Understand and use the fact that in OH 3 any individual rule can only have one instance running at a time. This is different from OH 2 where if one single rule triggers five times, five copies of it are running in parallel. Use this to your advantage. For example, coupled with the implicit variables, it doesn’t matter if the Item changes state out from under you. You’ve got the state that triggered rule, use that. The rule will likely be triggered again once this rule exits on the new state.
Make your rules as independent as possible. Limit how much it depends on global variables. Definitely don’t share locks between rules (in OH 3 I’ve yet to see a case where a reentrant lock was required or even where one didn’t cause more problems than it solves).
Make your rules run fast. Avoid sleeps. Use Timers so your main rule can get in and get out as fast as possible.
Use events and/or timers to sequence events, not loops and sleeps.
Take advantage of the capabilities and features OH offers. Store stuff in Items instead of global variables. Take advantage of persistence’s restoreOnStartup to populate your Items with what ever state they had when OH stopped last before the rule engine starts. Use Timers to schedule things. Instead of waiting, trigger on the event. Etc. Put Items in a Group and use the “Member of Group” triggers or sendCommand to a Group to command a whole bunch of Items.

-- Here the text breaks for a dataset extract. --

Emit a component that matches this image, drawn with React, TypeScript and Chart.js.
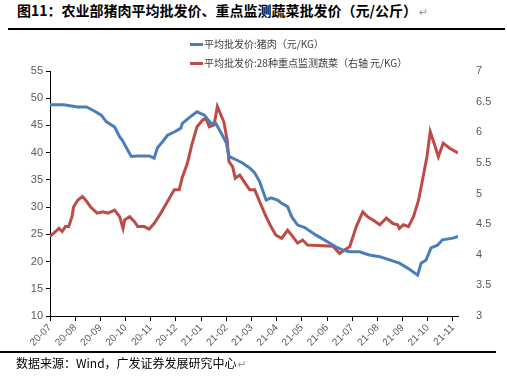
import React, { useEffect, useRef } from "react";
import { Chart, registerables } from "chart.js";

Chart.register(...registerables);

const monthLabels = ["20-07","20-08","20-09","20-10","20-11","20-12","21-01","21-02","21-03","21-04","21-05","21-06","21-07","21-08","21-09","21-10","21-11"];

const porkDates = ["2020-07-01","2020-07-18","2020-08-04","2020-08-15","2020-08-24","2020-09-02","2020-09-08","2020-09-18","2020-09-24","2020-09-27","2020-10-02","2020-10-08","2020-10-15","2020-10-30","2020-11-05","2020-11-09","2020-11-15","2020-11-21","2020-11-29","2020-12-07","2020-12-09","2020-12-17","2020-12-27","2021-01-05","2021-01-13","2021-01-19","2021-01-25","2021-02-01","2021-02-04","2021-02-12","2021-02-19","2021-02-27","2021-03-05","2021-03-11","2021-03-19","2021-03-25","2021-04-02","2021-04-07","2021-04-14","2021-04-19","2021-04-26","2021-05-04","2021-05-18","2021-06-04","2021-06-14","2021-06-20","2021-06-28","2021-07-10","2021-07-22","2021-08-04","2021-08-16","2021-08-28","2021-09-07","2021-09-19","2021-09-23","2021-09-29","2021-10-05","2021-10-13","2021-10-19","2021-11-01","2021-11-07"];
const porkValues = [48.8,48.8,48.4,48.4,47.7,46.9,45.7,44.7,42.9,42.3,40.9,39.3,39.4,39.4,39.0,40.9,42.0,43.2,43.8,44.5,45.4,46.4,47.5,46.9,45.4,45.4,43.8,41.8,39.3,38.7,38.1,37.2,36.3,34.7,31.3,31.7,31.3,30.7,30.1,28.2,26.7,26.3,24.9,23.4,22.5,22.1,21.8,21.8,21.2,20.9,20.3,19.7,18.8,17.5,19.7,20.3,22.5,23.0,24.0,24.3,24.6];

const vegDates = ["2020-07-01","2020-07-08","2020-07-12","2020-07-16","2020-07-20","2020-07-24","2020-07-28","2020-07-30","2020-08-04","2020-08-10","2020-08-14","2020-08-20","2020-08-28","2020-09-04","2020-09-10","2020-09-18","2020-09-24","2020-09-28","2020-09-30","2020-10-06","2020-10-12","2020-10-16","2020-10-24","2020-10-30","2020-11-05","2020-11-13","2020-11-21","2020-11-29","2020-12-05","2020-12-09","2020-12-15","2020-12-21","2020-12-27","2021-01-03","2021-01-07","2021-01-11","2021-01-17","2021-01-21","2021-01-29","2021-02-02","2021-02-04","2021-02-08","2021-02-11","2021-02-16","2021-02-21","2021-02-27","2021-03-05","2021-03-11","2021-03-19","2021-03-25","2021-03-31","2021-04-07","2021-04-14","2021-04-20","2021-04-26","2021-05-02","2021-05-08","2021-06-08","2021-06-16","2021-06-22","2021-06-28","2021-07-06","2021-07-14","2021-07-20","2021-07-26","2021-08-04","2021-08-12","2021-08-20","2021-08-26","2021-08-28","2021-09-02","2021-09-08","2021-09-14","2021-09-20","2021-09-24","2021-09-30","2021-10-04","2021-10-10","2021-10-14","2021-10-20","2021-10-28","2021-11-07"];
const vegValues = [4.30,4.38,4.43,4.38,4.46,4.46,4.62,4.78,4.89,4.95,4.89,4.78,4.68,4.70,4.68,4.73,4.62,4.43,4.57,4.62,4.54,4.46,4.46,4.42,4.51,4.68,4.87,5.06,5.06,5.27,5.49,5.82,6.09,6.20,6.23,6.09,6.12,6.42,6.17,5.87,5.52,5.44,5.25,5.30,5.19,5.06,5.06,4.87,4.62,4.46,4.32,4.27,4.40,4.30,4.19,4.24,4.16,4.14,4.02,4.08,4.13,4.46,4.70,4.62,4.57,4.49,4.60,4.51,4.49,4.43,4.49,4.46,4.62,4.89,5.17,5.60,6.01,5.77,5.60,5.82,5.74,5.66];

const porkLabel = "平均批发价:猪肉（元/KG）";
const vegLabel = "平均批发价:28种重点监测蔬菜（右轴 元/KG）";
const titleText = "图11：农业部猪肉平均批发价、重点监测蔬菜批发价（元/公斤）";
const sourceText = "数据来源：Wind，广发证券发展研究中心";

const BLUE = "#4A7EBB";
const RED = "#BE4B48";

function toMonthIndex(s: string): number {
  const [y, m, d] = s.split("-").map(Number);
  const dim = new Date(y, m, 0).getDate();
  return (y - 2020) * 12 + (m - 7) + (d - 1) / dim;
}

export default function App() {
  const ref = useRef<HTMLCanvasElement | null>(null);
  useEffect(() => {
    if (!ref.current) return;
    const tickFont = { family: "'Liberation Sans', Arial, sans-serif", size: 11 };
    const chart = new Chart(ref.current, {
      type: "line",
      data: {
        datasets: [
          {
            label: porkLabel,
            data: porkDates.map((d, i) => ({ x: toMonthIndex(d), y: porkValues[i] })),
            borderColor: BLUE,
            backgroundColor: BLUE,
            borderWidth: 3,
            pointRadius: 0,
            tension: 0,
            yAxisID: "y",
          },
          {
            label: vegLabel,
            data: vegDates.map((d, i) => ({ x: toMonthIndex(d), y: vegValues[i] })),
            borderColor: RED,
            backgroundColor: RED,
            borderWidth: 3,
            pointRadius: 0,
            tension: 0,
            yAxisID: "y1",
          },
        ],
      },
      options: {
        responsive: false,
        animation: false,
        layout: { padding: { top: 71, right: 0, bottom: 0, left: 0 } },
        plugins: { legend: { display: false }, tooltip: { enabled: false } },
        scales: {
          x: {
            type: "linear",
            min: 0,
            max: 16.2,
            afterBuildTicks: (scale: any) => {
              scale.ticks = monthLabels.map((_, i) => ({ value: i }));
            },
            afterFit: (scale: any) => {
              scale.height = 60;
            },
            ticks: {
              autoSkip: false,
              maxRotation: 45,
              minRotation: 45,
              padding: 1,
              color: "#595959",
              font: { family: "'Liberation Sans', Arial, sans-serif", size: 10 },
              callback: (v: any) => monthLabels[Math.round(Number(v))] ?? "",
            },
            grid: { display: true, drawOnChartArea: false, drawTicks: true, tickLength: 5, tickColor: "#000", color: "#000" },
            border: { display: true, color: "#000", width: 1 },
          },
          y: {
            position: "left",
            min: 10,
            max: 55,
            afterFit: (scale: any) => {
              scale.width = 50;
            },
            ticks: { stepSize: 5, color: "#595959", font: tickFont, padding: 3 },
            grid: { display: true, drawOnChartArea: false, drawTicks: true, tickLength: 4, tickColor: "#000", color: "#000" },
            border: { display: true, color: "#000", width: 1 },
          },
          y1: {
            position: "right",
            min: 3,
            max: 7,
            afterFit: (scale: any) => {
              scale.width = 49;
            },
            ticks: {
              stepSize: 0.5,
              color: "#595959",
              font: tickFont,
              padding: 10,
              callback: (v: any) => String(Number(v)),
            },
            grid: { display: false, drawOnChartArea: false },
            border: { display: false },
          },
        },
      },
    });
    return () => chart.destroy();
  }, []);

  const legendItem = (color: string, text: string, top: number) => (
    <div style={{ position: "absolute", left: 190, top, height: 14, display: "flex", alignItems: "center" }}>
      <div style={{ width: 13, height: 3, background: color, marginRight: 1 }} />
      <span style={{ fontSize: 10, color: "#404040", fontFamily: "'Noto Sans CJK SC', 'Liberation Sans', sans-serif", whiteSpace: "nowrap", lineHeight: "14px" }}>{text}</span>
    </div>
  );

  return (
    <div style={{ position: "absolute", left: 0, top: 0, width: 507, height: 376, background: "#fff", overflow: "hidden" }}>
      <div style={{ position: "absolute", left: 17, top: 1, fontSize: 14, fontWeight: "bold", color: "#000", fontFamily: "'Noto Sans CJK SC', sans-serif", whiteSpace: "nowrap", lineHeight: "18px" }}>
        {titleText}
        <span style={{ color: "#999", fontWeight: "normal", fontFamily: "'DejaVu Sans', sans-serif", fontSize: 11, marginLeft: 2 }}>↵</span>
      </div>
      <div style={{ position: "absolute", left: 8, top: 28, width: 497, height: 1.5, background: "#000" }} />
      <canvas ref={ref} width={507} height={376} style={{ position: "absolute", left: 0, top: 0 }} />
      {legendItem(BLUE, porkLabel, 37)}
      {legendItem(RED, vegLabel, 56)}
      <div style={{ position: "absolute", left: 0, top: 351, width: 496, height: 1.5, background: "#000" }} />
      <div style={{ position: "absolute", left: 16, top: 354, fontSize: 12, color: "#000", fontFamily: "'Noto Sans CJK SC', sans-serif", whiteSpace: "nowrap", lineHeight: "17px" }}>
        {sourceText}
        <span style={{ color: "#999", fontFamily: "'DejaVu Sans', sans-serif", fontSize: 11, marginLeft: 1 }}>↵</span>
      </div>
    </div>
  );
}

Peter_Novotny · March 1, 2023, 9:42pm

Sorry, seems like I have not provided good information:

I have 2 physical Raspberry pi computers running openhab:

Raspberry PI 2B, Raspbian 9.11, OH 2.5.1-2 (working)
Raspberry Pi 3B+, Raspbian11.6, OH 3.4.2-1 (troublemaker)

Using Basic UI in both cases. Both computers share one set of NRF and 433 communication modules connected to gpio. Now creating 2nd set. To stabilize power there is 47 uF capacitor added to NRF power input pins. 433 will not get it because it increases noise in my thermal sensors transmissions up to loss of signal.